First Impressions of Raise Your Goblets

I propose a toast! Would everyone raise your goblets to the wonders of modern board gaming. That we might have such wonderful, graspable, physical objects to play with is a testament to where this hobby has come too. Though it may make them seem even more like toys to an outside audience, we all know, deep down, that that is exactly what we wanted anyway. To modern board games!

Modern board games!

That’s right, drink deeply. Yes. Good…

Wait why aren’t you convulsing on the floor, scrabbling for – oh you switched the goblets round didn’t you? God damn it.

Raise Your Goblets

Raise Your Goblets is a fun little game about trying to poison someone at your dinner party. The undercooked chicken and out of date salmon moose will provide a cunning cover to the actual deadly poison you’ll slip into your target’s wine glass. Unfortunately, your scheming and hateful friends are also planning on doing something similar, each with a different target in mind. And yes, that means somewhere out there is a moulded plastic glass with your name on it.

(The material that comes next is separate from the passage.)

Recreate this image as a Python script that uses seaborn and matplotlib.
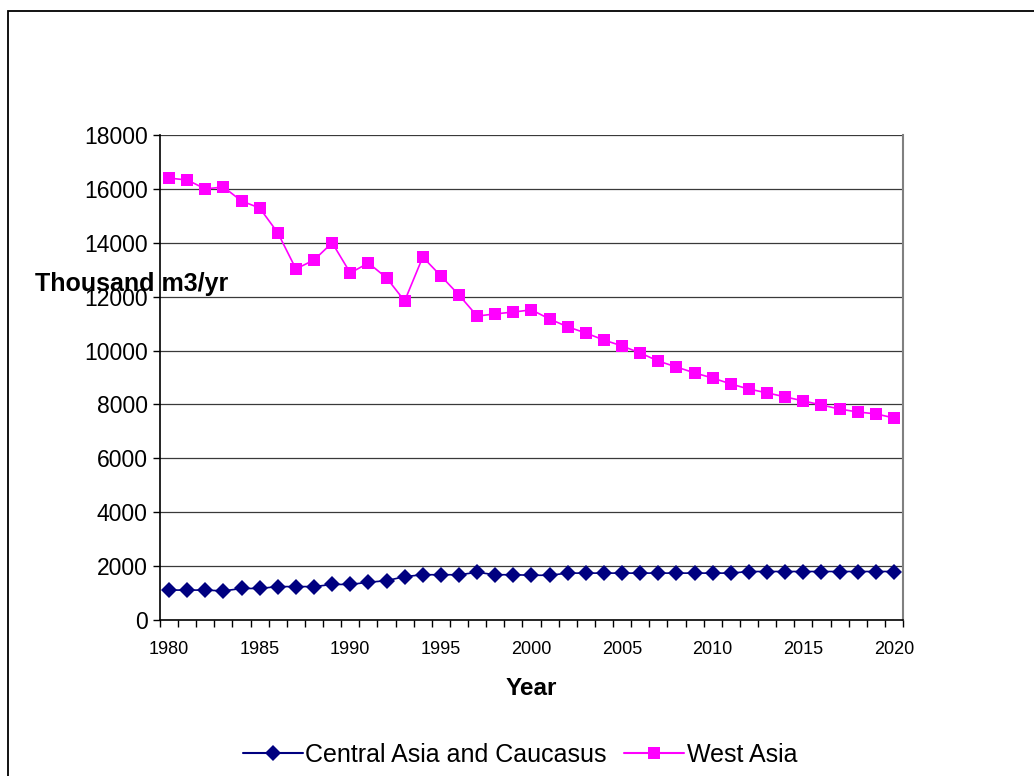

Each of you has a private stash of gems representing wine, poison and antidote concealed behind your screen. You can drop one of these into another players glass, without them seeing, you can peek at your own glass to figure out just what concoction is brewing in there, and you can swap glasses with someone else. Once someone has used up all their wine beads, they can call a toast and you’ll all pretend to drink from the goblet in front of you by spilling it all out on the table and counting how much poison and antidote there is. Honestly, your table manners are appalling! Points are awarded for how much actual wine you’ve managed to drink, and for killing your target. Simple!

In many ways Raise Your Goblets is similar to card game Mascarade, albeit more expensive and for fewer players. But it’s also more ostentatious with those awesome wine goblets giving it a wonderful table presence. You do need to be careful of not accidentally looking in a glass as you add tokens or swap glasses or just sit up straight. But that gives you the excuse to lean luxuriously back in your chair as you play. In fact, Raise Your Goblets is probably the first game that deserves to be played from a chaise-long.

It’s a game supposedly of Machiavellian planning that is probably best played at high speed because so much can and will change between your turns. In fact, information is much harder to track here as so much is hidden, with little being revealed until the final whistle. I feel like it’s a game to play fast and loose, and to have a laugh with. And you know what some dinner parties end up like: multiple rounds of toasts in a row!